GOAL – Write the data out again exactly, dropping any images it holds.

-- Start --

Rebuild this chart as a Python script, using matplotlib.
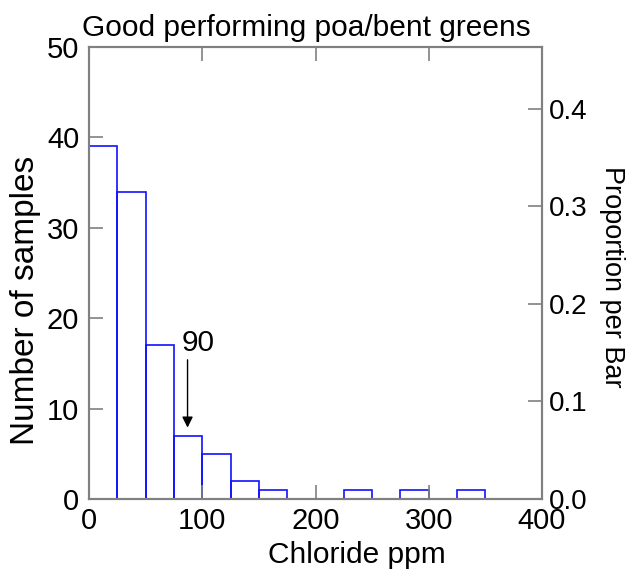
import numpy as np
import matplotlib.pyplot as plt

plt.rcParams['font.family'] = ['Liberation Sans', 'DejaVu Sans']

bin_edges = np.arange(0, 425, 25)
counts = [39, 34, 17, 7, 5, 2, 1, 0, 0, 1, 0, 1, 0, 1, 0, 0]
n_total = sum(counts)
marker_x = 87
marker_label = "90"

fig = plt.figure(figsize=(6.3, 5.73), dpi=100)
ax = fig.add_axes([0.1413, 0.1291, 0.719, 0.7888])

ax.bar(bin_edges[:-1], counts, width=25, align='edge', facecolor='none',
       edgecolor='#1010ff', linewidth=1.2)
ax.set_xlim(0, 400)
ax.set_ylim(0, 50)
ax.set_xticks([0, 100, 200, 300, 400])
ax.set_yticks([0, 10, 20, 30, 40, 50])

ax2 = ax.twinx()
ax2.set_ylim(0, 50 / n_total)
ax2.set_yticks([0.0, 0.1, 0.2, 0.3, 0.4])
ax2.set_yticklabels(['0.0', '0.1', '0.2', '0.3', '0.4'])

for a in (ax, ax2):
    for s in a.spines.values():
        s.set_color('#808080')
        s.set_linewidth(1.5)
ax.tick_params(axis='both', direction='in', length=10, width=1.2, color='#808080',
               top=True, labelsize=21)
ax.tick_params(axis='x', pad=6)
ax.tick_params(axis='y', pad=7)
ax2.tick_params(axis='y', direction='in', length=10, width=1.2, color='#808080',
                pad=5, labelsize=20)

# marker arrow and its label
ax.annotate('', xy=(marker_x, 7.9), xytext=(marker_x, 15.4),
            arrowprops=dict(arrowstyle='-|>', color='black', lw=1,
                            shrinkA=0, shrinkB=0, mutation_scale=16))
ax.text(marker_x + 9.5, 17.3, marker_label, ha='center', va='center',
        fontsize=21.5)

fig.text(357 / 630, 1 - 555 / 573, 'Chloride ppm', ha='center', va='center',
         fontsize=21.5)
fig.text(26 / 630, 1 - 300 / 573, 'Number of samples', ha='center', va='center',
         rotation=90, fontsize=24)
fig.text(612 / 630, 1 - 277 / 573, 'Proportion per Bar', ha='center', va='center',
         rotation=270, fontsize=19.5)
fig.text(306 / 630, 1 - 36 / 573, 'Good performing poa/bent greens', ha='center',
         va='baseline', fontsize=21.5)

fig.savefig('out.png', dpi=100)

-- End --

WRITTEN RESPONSE –
Rebuild this chart as a Python script, using matplotlib.
import numpy as np
import matplotlib.pyplot as plt

plt.rcParams['font.family'] = ['Liberation Sans', 'DejaVu Sans']

bin_edges = np.arange(0, 425, 25)
counts = [39, 34, 17, 7, 5, 2, 1, 0, 0, 1, 0, 1, 0, 1, 0, 0]
n_total = sum(counts)
marker_x = 87
marker_label = "90"

fig = plt.figure(figsize=(6.3, 5.73), dpi=100)
ax = fig.add_axes([0.1413, 0.1291, 0.719, 0.7888])

ax.bar(bin_edges[:-1], counts, width=25, align='edge', facecolor='none',
       edgecolor='#1010ff', linewidth=1.2)
ax.set_xlim(0, 400)
ax.set_ylim(0, 50)
ax.set_xticks([0, 100, 200, 300, 400])
ax.set_yticks([0, 10, 20, 30, 40, 50])

ax2 = ax.twinx()
ax2.set_ylim(0, 50 / n_total)
ax2.set_yticks([0.0, 0.1, 0.2, 0.3, 0.4])
ax2.set_yticklabels(['0.0', '0.1', '0.2', '0.3', '0.4'])

for a in (ax, ax2):
    for s in a.spines.values():
        s.set_color('#808080')
        s.set_linewidth(1.5)
ax.tick_params(axis='both', direction='in', length=10, width=1.2, color='#808080',
               top=True, labelsize=21)
ax.tick_params(axis='x', pad=6)
ax.tick_params(axis='y', pad=7)
ax2.tick_params(axis='y', direction='in', length=10, width=1.2, color='#808080',
                pad=5, labelsize=20)

# marker arrow and its label
ax.annotate('', xy=(marker_x, 7.9), xytext=(marker_x, 15.4),
            arrowprops=dict(arrowstyle='-|>', color='black', lw=1,
                            shrinkA=0, shrinkB=0, mutation_scale=16))
ax.text(marker_x + 9.5, 17.3, marker_label, ha='center', va='center',
        fontsize=21.5)

fig.text(357 / 630, 1 - 555 / 573, 'Chloride ppm', ha='center', va='center',
         fontsize=21.5)
fig.text(26 / 630, 1 - 300 / 573, 'Number of samples', ha='center', va='center',
         rotation=90, fontsize=24)
fig.text(612 / 630, 1 - 277 / 573, 'Proportion per Bar', ha='center', va='center',
         rotation=270, fontsize=19.5)
fig.text(306 / 630, 1 - 36 / 573, 'Good performing poa/bent greens', ha='center',
         va='baseline', fontsize=21.5)

fig.savefig('out.png', dpi=100)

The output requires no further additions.